Data block
══════

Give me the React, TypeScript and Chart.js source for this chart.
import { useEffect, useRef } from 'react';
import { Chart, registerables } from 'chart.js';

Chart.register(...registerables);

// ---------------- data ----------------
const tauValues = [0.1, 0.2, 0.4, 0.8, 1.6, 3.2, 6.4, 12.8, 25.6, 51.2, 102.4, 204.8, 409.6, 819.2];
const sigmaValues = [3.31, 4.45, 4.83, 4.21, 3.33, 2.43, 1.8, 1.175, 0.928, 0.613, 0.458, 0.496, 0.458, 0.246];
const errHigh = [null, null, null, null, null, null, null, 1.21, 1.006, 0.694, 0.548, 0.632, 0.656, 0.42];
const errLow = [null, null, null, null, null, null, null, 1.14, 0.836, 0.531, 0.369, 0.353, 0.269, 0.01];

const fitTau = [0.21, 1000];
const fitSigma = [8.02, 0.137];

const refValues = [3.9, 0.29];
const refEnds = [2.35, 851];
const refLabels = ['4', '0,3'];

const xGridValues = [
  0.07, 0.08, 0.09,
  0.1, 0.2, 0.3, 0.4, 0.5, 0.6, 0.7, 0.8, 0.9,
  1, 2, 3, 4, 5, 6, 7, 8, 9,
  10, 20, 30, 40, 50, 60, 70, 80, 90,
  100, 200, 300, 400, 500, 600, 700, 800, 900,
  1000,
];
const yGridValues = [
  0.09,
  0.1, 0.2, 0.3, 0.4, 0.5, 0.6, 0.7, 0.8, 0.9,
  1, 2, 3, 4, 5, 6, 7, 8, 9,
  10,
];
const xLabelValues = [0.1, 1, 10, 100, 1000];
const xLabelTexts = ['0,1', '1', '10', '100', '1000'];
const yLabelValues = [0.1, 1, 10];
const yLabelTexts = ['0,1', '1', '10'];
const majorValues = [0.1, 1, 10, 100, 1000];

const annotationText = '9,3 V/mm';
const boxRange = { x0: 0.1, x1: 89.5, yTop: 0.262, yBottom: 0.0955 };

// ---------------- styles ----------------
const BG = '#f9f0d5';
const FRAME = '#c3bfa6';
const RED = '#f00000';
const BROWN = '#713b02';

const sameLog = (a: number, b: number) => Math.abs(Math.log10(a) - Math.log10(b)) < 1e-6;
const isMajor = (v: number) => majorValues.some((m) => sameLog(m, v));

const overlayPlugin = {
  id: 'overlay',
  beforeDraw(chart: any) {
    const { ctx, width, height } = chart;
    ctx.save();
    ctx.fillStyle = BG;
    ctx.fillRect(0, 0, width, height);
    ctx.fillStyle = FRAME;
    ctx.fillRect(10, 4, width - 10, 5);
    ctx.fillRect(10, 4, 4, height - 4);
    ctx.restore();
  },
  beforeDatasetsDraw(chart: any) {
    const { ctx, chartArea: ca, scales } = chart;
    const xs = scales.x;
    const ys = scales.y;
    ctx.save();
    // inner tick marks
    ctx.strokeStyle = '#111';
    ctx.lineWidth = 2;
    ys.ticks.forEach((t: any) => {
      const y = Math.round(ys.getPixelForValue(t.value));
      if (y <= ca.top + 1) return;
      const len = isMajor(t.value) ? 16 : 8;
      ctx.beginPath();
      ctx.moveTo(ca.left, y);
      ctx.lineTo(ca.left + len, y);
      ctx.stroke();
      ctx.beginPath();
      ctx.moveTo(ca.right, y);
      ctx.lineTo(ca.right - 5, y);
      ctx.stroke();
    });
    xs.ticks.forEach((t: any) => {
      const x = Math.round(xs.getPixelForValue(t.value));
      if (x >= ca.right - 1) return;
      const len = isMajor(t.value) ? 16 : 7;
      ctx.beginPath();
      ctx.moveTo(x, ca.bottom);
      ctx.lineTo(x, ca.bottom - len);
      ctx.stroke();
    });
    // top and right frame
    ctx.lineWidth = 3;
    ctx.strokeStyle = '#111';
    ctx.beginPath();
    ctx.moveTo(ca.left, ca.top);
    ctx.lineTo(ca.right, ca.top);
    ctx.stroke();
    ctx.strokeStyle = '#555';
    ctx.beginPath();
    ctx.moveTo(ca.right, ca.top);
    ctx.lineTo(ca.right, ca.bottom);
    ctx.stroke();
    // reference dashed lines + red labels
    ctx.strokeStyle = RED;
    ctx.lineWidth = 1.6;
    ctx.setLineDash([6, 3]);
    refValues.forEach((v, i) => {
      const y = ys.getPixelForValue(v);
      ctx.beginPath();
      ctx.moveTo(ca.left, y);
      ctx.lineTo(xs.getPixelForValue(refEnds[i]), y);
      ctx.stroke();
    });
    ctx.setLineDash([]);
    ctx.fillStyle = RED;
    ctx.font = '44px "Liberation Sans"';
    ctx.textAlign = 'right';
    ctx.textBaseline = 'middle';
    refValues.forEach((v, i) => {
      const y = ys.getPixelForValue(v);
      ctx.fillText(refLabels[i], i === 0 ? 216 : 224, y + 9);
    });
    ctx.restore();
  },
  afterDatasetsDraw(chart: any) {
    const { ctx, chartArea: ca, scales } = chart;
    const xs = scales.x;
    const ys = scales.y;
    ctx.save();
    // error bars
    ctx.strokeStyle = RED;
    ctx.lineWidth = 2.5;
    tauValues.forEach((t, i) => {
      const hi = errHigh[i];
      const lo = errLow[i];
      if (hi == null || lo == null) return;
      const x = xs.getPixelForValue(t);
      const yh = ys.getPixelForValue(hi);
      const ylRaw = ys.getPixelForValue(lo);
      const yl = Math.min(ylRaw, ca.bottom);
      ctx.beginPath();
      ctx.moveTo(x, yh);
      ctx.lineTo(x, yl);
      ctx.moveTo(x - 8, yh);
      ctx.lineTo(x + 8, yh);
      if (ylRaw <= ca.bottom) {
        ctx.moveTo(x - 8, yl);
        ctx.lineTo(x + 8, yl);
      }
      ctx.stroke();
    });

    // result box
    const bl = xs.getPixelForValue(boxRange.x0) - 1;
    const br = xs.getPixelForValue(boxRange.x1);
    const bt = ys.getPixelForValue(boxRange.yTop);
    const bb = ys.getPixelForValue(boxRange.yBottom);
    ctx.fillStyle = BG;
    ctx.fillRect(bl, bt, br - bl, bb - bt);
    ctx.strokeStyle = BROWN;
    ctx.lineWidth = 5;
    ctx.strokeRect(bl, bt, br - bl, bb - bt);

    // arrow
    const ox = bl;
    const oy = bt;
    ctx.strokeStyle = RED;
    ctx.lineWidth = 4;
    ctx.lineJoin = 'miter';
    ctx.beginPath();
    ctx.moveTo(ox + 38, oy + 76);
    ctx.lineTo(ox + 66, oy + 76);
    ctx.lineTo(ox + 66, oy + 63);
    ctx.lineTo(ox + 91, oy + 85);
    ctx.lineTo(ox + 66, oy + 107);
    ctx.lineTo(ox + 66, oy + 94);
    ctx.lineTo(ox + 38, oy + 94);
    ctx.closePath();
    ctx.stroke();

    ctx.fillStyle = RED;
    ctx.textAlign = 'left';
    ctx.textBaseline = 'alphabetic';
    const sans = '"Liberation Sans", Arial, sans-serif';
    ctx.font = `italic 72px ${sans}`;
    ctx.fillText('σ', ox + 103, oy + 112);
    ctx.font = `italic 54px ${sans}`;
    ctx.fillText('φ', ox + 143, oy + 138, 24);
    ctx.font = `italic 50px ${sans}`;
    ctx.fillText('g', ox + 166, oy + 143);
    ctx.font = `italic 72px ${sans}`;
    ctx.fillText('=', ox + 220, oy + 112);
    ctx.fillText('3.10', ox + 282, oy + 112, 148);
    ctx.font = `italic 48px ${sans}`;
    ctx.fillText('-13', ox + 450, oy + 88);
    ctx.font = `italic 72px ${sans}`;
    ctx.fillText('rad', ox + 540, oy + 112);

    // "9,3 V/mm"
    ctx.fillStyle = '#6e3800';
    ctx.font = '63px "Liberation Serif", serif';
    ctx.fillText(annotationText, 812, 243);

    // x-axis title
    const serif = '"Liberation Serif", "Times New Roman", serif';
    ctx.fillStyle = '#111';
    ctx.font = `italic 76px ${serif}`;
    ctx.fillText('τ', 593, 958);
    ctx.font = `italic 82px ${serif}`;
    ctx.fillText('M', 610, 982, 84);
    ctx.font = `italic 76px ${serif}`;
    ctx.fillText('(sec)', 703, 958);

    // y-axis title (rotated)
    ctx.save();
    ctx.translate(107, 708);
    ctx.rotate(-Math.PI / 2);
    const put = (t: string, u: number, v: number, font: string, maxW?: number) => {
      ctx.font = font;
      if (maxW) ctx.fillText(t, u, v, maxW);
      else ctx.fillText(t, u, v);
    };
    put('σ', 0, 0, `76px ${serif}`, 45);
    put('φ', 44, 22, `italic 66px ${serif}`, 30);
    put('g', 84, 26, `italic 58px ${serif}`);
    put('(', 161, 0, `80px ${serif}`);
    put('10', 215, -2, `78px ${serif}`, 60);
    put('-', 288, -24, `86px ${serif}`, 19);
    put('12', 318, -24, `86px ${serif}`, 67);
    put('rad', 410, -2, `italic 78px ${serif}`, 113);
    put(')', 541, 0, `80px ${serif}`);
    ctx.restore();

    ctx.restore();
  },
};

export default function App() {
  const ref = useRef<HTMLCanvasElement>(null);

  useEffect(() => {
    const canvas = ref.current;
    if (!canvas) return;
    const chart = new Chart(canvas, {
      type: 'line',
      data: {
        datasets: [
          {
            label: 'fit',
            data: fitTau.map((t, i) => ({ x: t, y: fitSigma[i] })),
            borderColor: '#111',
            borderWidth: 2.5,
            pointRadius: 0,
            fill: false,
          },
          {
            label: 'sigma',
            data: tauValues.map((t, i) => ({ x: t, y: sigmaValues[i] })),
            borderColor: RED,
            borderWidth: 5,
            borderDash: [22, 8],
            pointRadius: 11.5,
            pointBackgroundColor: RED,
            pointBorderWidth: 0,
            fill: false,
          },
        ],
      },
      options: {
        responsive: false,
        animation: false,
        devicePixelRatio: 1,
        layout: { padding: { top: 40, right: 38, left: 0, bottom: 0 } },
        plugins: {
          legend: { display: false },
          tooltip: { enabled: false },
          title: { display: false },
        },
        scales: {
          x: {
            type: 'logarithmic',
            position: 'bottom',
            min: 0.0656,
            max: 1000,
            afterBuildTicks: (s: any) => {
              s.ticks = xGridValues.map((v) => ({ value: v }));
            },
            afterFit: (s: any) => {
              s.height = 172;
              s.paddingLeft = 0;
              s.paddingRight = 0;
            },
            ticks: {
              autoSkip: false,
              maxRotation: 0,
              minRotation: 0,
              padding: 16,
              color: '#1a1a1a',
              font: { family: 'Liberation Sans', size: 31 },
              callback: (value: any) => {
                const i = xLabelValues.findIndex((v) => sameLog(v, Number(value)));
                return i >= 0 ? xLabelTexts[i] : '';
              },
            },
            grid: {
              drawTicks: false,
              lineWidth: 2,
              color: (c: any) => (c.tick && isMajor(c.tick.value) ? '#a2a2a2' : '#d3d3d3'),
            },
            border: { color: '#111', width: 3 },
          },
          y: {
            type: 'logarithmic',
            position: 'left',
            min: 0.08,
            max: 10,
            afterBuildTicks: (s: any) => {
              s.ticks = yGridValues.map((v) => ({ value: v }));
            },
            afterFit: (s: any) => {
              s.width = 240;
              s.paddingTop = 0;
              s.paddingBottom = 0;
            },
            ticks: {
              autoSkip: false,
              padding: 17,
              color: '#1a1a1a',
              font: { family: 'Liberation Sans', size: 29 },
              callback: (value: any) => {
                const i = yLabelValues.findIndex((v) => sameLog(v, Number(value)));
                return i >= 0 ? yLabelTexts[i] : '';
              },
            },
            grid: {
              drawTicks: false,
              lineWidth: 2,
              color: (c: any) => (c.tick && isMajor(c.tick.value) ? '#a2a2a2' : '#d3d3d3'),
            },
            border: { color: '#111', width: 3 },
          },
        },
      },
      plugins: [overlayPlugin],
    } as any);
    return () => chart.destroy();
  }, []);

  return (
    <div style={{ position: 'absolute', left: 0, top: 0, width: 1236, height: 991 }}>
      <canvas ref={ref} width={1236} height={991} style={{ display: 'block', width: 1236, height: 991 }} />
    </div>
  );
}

══════

Work to do
Starting with the first line of the data above, copy each line exactly until you reach the line with "Chart.register(...registerables);"; include that line as well.

Task response
Give me the React, TypeScript and Chart.js source for this chart.
import { useEffect, useRef } from 'react';
import { Chart, registerables } from 'chart.js';

Chart.register(...registerables);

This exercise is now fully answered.